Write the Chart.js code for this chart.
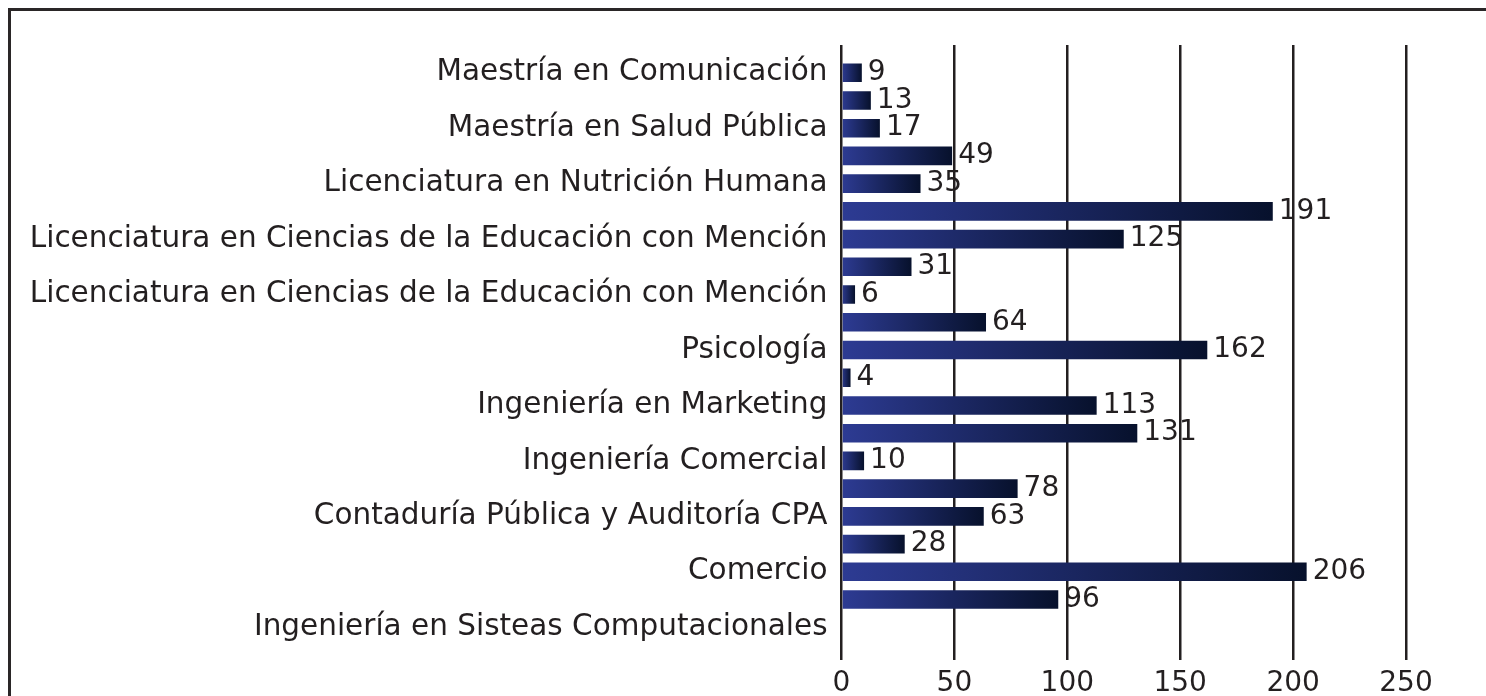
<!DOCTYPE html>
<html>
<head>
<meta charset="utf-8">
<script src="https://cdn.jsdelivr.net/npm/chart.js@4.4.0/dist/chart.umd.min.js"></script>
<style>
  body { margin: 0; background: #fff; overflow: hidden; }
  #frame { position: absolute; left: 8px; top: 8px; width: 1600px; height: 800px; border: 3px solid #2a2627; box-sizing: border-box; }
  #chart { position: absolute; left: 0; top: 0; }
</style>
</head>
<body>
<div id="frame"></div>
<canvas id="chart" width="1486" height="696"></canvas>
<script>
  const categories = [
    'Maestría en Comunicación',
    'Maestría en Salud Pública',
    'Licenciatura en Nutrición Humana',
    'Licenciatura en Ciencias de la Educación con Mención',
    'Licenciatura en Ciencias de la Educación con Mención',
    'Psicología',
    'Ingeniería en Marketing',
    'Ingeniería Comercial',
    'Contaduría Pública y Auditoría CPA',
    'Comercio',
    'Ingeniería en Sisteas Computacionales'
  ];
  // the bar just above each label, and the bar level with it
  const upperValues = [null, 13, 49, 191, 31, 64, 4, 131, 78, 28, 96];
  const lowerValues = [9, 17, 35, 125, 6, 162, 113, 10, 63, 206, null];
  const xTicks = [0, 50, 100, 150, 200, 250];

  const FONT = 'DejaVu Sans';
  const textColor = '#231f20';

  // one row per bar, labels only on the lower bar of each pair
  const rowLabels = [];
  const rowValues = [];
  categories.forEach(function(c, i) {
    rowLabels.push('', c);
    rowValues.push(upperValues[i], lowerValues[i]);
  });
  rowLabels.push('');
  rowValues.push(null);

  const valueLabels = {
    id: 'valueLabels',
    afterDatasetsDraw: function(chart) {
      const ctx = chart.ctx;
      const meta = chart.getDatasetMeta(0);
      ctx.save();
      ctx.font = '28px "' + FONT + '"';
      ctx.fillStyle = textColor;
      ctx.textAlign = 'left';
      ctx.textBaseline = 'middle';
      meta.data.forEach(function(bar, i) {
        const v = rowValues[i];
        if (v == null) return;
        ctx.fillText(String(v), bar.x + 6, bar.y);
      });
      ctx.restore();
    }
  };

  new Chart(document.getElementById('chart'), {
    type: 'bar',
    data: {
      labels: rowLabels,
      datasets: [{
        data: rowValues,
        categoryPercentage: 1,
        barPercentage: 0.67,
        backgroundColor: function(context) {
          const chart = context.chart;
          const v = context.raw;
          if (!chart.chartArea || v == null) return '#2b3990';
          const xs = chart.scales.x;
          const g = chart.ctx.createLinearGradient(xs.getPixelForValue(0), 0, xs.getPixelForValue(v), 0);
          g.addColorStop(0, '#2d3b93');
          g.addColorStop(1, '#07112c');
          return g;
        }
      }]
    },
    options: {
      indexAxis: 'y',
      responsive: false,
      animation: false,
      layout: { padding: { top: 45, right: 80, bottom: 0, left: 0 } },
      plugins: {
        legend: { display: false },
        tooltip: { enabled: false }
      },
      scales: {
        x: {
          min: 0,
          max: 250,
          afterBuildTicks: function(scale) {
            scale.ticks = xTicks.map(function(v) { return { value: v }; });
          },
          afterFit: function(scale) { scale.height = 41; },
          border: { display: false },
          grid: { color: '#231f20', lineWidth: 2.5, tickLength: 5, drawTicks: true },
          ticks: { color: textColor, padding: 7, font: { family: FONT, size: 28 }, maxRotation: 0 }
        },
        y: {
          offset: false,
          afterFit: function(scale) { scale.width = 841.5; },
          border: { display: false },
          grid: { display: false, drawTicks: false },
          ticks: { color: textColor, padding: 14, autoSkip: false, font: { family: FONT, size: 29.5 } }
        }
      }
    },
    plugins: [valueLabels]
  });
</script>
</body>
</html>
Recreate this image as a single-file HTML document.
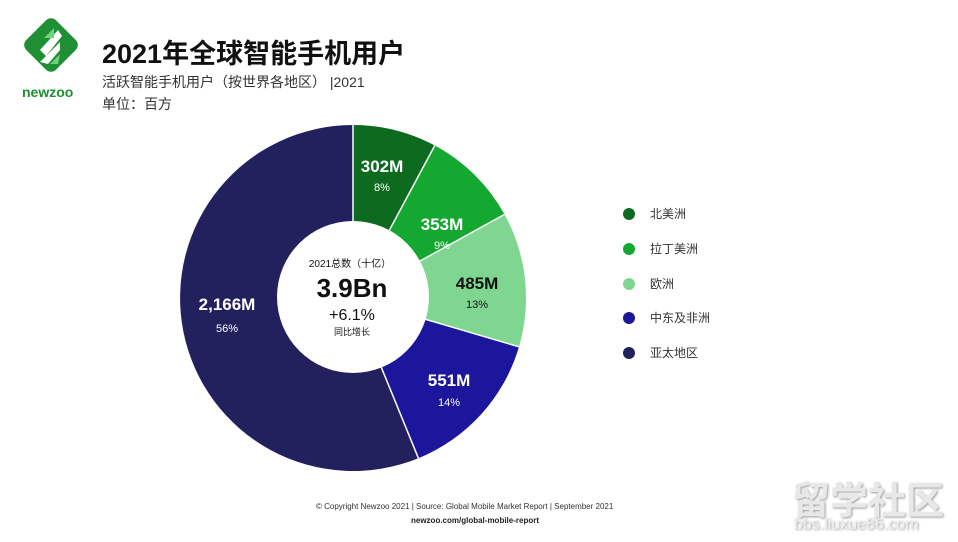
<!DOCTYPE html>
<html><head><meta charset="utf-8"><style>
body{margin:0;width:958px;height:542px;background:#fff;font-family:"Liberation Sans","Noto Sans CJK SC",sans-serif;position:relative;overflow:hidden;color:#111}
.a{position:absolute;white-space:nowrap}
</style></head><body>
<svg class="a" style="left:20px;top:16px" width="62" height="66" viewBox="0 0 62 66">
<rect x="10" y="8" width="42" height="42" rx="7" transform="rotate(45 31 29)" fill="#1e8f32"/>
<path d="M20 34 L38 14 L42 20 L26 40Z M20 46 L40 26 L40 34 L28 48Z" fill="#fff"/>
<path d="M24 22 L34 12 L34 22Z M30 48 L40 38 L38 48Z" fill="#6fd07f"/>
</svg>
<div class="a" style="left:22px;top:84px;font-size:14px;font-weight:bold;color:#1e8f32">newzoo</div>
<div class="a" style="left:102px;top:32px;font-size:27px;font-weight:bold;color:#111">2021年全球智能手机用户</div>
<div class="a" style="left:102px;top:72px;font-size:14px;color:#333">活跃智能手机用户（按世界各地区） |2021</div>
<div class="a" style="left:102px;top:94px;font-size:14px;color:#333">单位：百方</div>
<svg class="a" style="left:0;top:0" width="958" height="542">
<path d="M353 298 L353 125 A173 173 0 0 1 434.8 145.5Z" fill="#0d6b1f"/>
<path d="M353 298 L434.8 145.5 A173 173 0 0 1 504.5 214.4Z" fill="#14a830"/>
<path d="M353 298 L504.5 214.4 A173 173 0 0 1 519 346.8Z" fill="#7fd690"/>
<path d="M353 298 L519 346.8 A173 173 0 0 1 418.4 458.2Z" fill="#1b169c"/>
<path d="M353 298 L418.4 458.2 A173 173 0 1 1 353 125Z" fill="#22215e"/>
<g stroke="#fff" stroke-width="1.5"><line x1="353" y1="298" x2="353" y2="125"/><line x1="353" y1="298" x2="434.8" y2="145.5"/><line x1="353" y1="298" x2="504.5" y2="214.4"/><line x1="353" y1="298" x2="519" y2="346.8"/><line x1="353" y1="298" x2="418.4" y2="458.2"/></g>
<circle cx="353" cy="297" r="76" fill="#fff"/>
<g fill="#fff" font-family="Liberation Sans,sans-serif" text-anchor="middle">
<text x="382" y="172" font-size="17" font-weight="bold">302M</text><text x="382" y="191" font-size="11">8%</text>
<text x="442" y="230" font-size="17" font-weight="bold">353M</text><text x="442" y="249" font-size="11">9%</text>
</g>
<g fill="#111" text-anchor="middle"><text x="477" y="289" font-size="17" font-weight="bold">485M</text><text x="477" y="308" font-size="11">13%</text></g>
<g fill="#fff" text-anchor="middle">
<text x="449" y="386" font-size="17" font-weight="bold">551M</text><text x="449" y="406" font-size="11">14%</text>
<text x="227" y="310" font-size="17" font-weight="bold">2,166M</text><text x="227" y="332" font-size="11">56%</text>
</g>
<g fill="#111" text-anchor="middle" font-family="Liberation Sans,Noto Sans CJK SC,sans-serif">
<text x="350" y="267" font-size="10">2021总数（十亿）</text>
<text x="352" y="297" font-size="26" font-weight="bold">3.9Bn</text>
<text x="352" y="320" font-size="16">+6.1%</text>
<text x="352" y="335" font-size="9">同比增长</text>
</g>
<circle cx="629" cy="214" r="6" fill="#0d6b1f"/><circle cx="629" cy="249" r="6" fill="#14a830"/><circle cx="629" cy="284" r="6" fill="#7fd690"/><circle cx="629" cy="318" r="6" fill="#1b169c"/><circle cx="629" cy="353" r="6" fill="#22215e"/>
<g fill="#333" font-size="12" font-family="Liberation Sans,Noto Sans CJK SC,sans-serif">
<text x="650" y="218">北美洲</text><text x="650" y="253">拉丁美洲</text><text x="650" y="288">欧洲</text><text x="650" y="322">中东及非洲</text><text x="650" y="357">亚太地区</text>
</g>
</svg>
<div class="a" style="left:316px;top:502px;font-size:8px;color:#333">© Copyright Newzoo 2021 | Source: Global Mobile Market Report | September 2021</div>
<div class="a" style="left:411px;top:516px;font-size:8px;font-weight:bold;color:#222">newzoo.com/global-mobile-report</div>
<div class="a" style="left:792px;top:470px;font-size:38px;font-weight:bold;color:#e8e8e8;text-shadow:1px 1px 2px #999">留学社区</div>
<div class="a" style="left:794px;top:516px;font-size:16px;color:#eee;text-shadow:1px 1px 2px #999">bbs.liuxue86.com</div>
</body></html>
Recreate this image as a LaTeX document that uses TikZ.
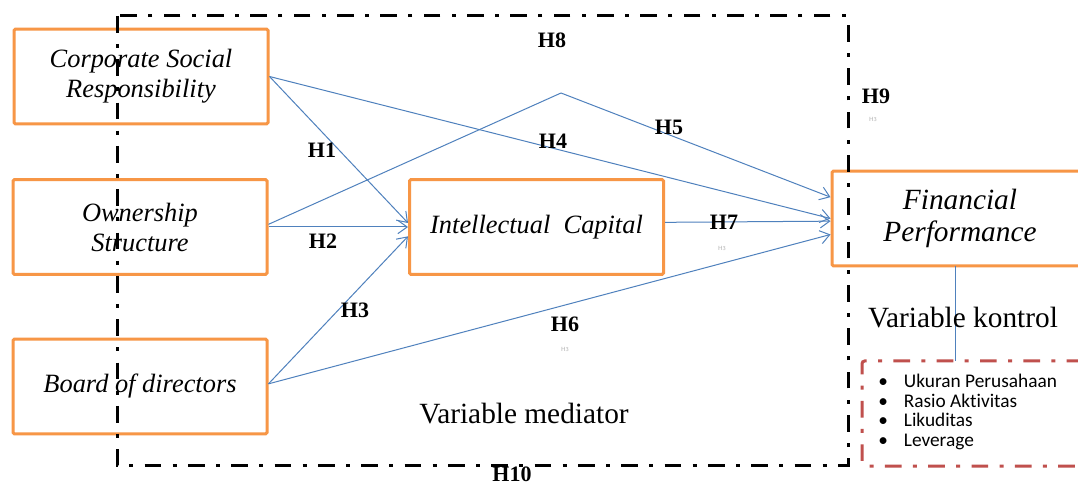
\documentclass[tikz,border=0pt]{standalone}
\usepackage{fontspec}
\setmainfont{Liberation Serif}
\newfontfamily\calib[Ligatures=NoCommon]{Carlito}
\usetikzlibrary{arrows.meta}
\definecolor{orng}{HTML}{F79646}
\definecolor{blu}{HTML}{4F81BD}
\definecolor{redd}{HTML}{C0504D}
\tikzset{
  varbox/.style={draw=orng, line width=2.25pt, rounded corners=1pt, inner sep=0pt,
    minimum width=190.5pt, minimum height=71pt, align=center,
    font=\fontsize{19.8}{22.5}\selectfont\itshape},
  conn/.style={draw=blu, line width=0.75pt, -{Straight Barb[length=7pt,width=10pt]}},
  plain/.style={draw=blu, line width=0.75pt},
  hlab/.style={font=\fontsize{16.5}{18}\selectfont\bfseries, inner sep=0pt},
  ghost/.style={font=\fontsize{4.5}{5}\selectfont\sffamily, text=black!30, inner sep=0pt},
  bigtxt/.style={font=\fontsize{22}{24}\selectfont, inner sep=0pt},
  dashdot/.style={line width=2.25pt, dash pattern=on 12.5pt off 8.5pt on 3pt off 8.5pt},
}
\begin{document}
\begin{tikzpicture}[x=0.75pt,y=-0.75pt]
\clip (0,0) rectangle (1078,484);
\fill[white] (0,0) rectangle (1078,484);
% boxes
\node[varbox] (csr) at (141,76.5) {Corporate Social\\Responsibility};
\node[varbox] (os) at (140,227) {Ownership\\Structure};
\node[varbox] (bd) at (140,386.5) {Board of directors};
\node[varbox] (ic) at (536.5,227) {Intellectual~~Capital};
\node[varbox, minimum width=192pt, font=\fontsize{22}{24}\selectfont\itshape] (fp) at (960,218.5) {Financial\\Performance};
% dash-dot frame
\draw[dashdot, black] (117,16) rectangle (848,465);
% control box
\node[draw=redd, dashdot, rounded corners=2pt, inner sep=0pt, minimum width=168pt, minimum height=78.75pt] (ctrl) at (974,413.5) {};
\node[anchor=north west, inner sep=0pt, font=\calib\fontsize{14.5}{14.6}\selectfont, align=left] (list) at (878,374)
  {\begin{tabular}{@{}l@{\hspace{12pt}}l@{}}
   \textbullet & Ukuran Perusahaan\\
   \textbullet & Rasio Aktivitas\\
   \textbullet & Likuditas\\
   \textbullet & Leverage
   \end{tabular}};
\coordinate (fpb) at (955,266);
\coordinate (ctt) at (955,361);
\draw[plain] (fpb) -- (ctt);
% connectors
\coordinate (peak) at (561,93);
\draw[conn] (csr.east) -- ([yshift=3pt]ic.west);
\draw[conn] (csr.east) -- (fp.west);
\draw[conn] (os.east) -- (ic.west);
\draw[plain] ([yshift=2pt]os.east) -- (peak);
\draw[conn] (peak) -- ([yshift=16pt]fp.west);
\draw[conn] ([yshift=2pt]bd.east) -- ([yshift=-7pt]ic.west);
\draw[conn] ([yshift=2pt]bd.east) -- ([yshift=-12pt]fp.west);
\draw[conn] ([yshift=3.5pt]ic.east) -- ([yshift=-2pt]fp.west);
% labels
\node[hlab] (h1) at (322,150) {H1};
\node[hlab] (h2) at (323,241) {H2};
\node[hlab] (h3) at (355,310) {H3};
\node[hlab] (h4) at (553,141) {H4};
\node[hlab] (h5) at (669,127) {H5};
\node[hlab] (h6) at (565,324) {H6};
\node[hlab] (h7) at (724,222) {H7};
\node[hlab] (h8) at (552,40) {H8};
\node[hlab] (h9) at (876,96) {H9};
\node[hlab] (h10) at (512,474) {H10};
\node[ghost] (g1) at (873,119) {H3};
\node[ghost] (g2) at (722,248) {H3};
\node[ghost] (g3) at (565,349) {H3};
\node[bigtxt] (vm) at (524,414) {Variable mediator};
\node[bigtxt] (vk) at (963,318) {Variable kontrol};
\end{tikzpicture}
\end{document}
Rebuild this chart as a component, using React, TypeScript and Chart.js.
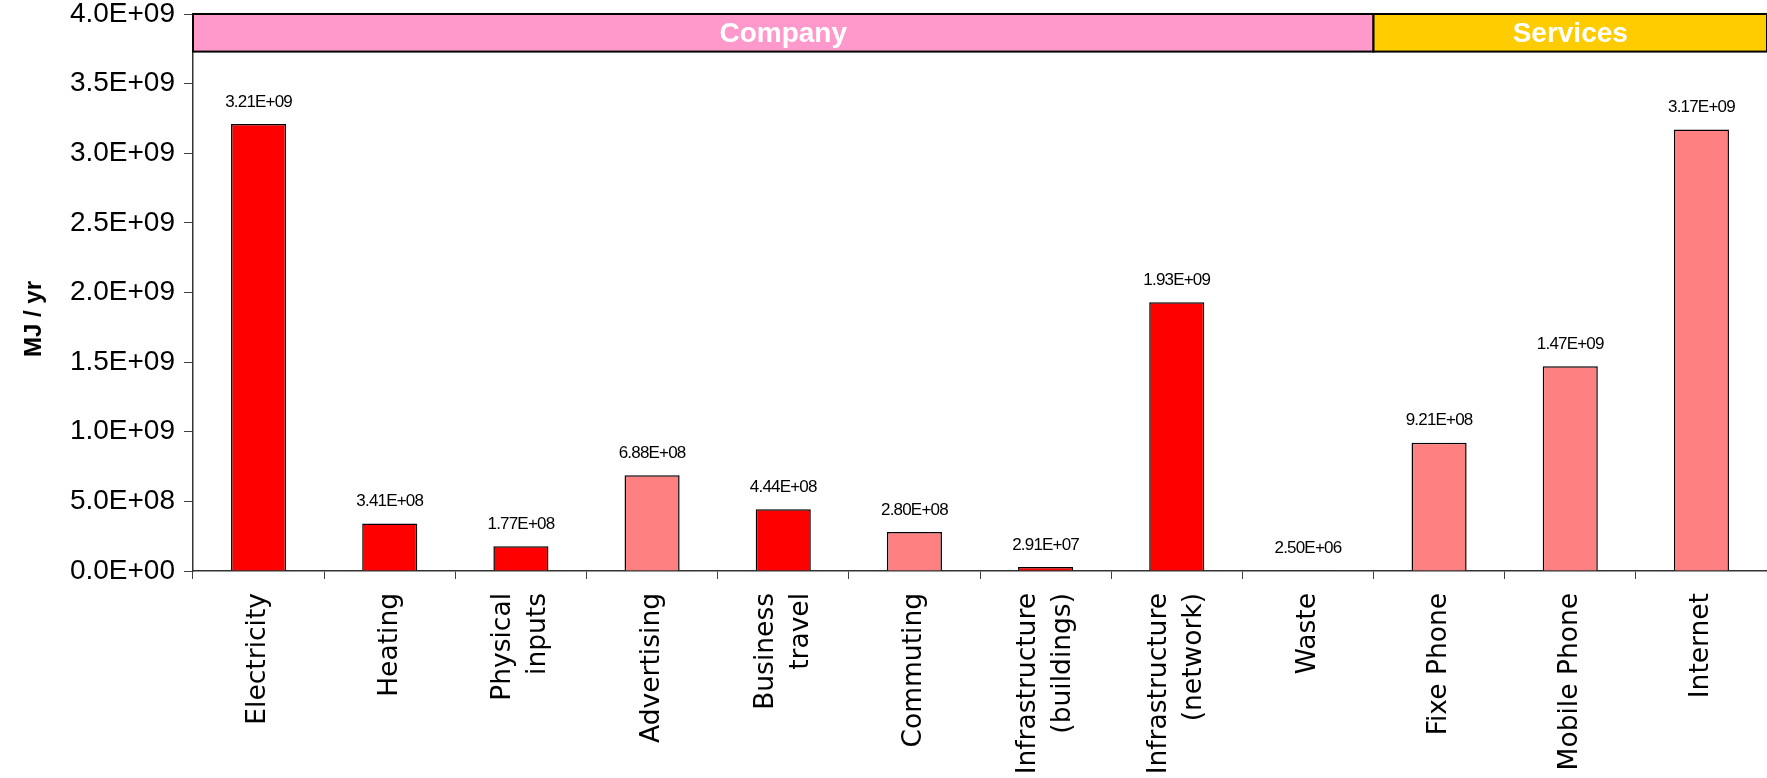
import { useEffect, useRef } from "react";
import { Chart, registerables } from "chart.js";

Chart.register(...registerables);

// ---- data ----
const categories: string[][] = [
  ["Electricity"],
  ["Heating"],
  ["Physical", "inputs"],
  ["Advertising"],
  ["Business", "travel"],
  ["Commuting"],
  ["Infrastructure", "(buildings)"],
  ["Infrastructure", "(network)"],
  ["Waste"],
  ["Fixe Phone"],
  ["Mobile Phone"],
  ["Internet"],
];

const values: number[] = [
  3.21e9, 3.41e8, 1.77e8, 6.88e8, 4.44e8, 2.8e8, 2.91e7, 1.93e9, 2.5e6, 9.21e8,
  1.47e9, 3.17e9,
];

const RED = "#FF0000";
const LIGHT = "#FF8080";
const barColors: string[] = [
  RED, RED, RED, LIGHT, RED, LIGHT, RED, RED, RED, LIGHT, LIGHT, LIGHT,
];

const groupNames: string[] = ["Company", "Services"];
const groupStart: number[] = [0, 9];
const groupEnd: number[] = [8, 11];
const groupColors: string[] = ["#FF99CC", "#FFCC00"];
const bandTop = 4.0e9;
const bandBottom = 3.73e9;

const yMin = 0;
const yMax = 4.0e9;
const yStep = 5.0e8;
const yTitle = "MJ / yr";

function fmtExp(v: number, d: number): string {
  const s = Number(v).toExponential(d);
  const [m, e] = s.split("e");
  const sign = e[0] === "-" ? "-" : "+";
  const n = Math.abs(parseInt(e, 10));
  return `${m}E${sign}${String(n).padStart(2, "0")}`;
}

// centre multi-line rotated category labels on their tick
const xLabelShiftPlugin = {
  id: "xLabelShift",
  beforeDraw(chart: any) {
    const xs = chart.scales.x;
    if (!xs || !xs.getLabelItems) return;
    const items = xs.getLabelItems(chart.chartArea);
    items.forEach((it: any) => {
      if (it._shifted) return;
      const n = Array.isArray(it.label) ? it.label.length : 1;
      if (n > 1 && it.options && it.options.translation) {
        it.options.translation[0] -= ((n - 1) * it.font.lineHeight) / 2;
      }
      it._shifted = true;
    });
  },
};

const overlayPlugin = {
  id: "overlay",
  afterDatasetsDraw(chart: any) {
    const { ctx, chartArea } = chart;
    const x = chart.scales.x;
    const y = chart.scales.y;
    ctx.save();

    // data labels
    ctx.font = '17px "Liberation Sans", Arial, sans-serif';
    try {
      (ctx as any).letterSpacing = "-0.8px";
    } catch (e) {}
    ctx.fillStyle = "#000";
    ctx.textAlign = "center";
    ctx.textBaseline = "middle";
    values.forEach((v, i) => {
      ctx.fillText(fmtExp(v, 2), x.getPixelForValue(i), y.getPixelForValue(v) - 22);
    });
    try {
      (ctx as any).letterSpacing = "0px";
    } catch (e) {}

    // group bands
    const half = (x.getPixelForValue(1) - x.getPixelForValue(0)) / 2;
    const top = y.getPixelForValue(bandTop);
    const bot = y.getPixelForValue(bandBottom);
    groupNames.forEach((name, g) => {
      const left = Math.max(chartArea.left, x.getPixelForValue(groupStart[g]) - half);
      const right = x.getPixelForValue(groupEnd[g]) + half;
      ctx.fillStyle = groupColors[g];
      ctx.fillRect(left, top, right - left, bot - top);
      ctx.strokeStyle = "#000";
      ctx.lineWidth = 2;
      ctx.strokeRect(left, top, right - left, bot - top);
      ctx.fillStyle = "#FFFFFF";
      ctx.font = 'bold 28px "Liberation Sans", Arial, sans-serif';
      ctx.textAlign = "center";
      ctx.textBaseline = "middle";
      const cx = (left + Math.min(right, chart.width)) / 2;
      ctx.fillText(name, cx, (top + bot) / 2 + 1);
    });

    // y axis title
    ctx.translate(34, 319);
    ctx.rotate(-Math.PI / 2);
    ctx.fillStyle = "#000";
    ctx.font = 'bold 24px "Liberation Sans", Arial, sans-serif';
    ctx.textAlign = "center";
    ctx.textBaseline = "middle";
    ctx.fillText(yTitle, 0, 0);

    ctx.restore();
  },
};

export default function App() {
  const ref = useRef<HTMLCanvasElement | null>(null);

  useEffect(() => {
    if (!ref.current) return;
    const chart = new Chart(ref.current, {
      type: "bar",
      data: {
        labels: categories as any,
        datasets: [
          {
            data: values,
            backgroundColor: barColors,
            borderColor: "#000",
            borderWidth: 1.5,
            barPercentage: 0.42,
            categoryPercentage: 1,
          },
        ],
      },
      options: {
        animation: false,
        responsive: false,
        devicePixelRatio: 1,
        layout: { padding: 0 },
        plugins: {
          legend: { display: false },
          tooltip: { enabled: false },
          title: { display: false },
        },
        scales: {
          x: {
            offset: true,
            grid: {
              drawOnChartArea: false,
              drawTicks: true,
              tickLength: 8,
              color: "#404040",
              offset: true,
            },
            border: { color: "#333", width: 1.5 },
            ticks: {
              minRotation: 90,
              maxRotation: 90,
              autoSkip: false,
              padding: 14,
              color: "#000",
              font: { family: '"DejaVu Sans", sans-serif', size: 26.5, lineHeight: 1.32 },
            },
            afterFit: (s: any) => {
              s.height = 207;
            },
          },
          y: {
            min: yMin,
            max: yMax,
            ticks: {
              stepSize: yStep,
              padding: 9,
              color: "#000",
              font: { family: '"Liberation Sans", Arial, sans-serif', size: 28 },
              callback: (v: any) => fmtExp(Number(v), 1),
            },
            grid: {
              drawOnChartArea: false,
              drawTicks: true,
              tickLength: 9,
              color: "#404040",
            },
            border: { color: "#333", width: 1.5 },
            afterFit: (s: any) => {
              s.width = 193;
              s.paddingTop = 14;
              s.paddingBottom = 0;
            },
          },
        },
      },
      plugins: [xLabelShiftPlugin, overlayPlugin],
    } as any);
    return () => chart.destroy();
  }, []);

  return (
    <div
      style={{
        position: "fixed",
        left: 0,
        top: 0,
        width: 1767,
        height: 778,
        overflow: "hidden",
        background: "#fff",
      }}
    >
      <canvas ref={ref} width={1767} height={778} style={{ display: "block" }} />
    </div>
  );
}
####
**What the task asks:** Set down again, exactly, the lines of the material above from its first line to the one with "const textColor = '#231f20';", inclusive. Leave the pictures out.

**Response to the exercise:**
Write the Chart.js code for this chart.
<!DOCTYPE html>
<html>
<head>
<meta charset="utf-8">
<script src="https://cdn.jsdelivr.net/npm/chart.js@4.4.0/dist/chart.umd.min.js"></script>
<style>
  body { margin: 0; background: #fff; overflow: hidden; }
  #frame { position: absolute; left: 8px; top: 8px; width: 1600px; height: 800px; border: 3px solid #2a2627; box-sizing: border-box; }
  #chart { position: absolute; left: 0; top: 0; }
</style>
</head>
<body>
<div id="frame"></div>
<canvas id="chart" width="1486" height="696"></canvas>
<script>
  const categories = [
    'Maestría en Comunicación',
    'Maestría en Salud Pública',
    'Licenciatura en Nutrición Humana',
    'Licenciatura en Ciencias de la Educación con Mención',
    'Licenciatura en Ciencias de la Educación con Mención',
    'Psicología',
    'Ingeniería en Marketing',
    'Ingeniería Comercial',
    'Contaduría Pública y Auditoría CPA',
    'Comercio',
    'Ingeniería en Sisteas Computacionales'
  ];
  // the bar just above each label, and the bar level with it
  const upperValues = [null, 13, 49, 191, 31, 64, 4, 131, 78, 28, 96];
  const lowerValues = [9, 17, 35, 125, 6, 162, 113, 10, 63, 206, null];
  const xTicks = [0, 50, 100, 150, 200, 250];

  const FONT = 'DejaVu Sans';
  const textColor = '#231f20';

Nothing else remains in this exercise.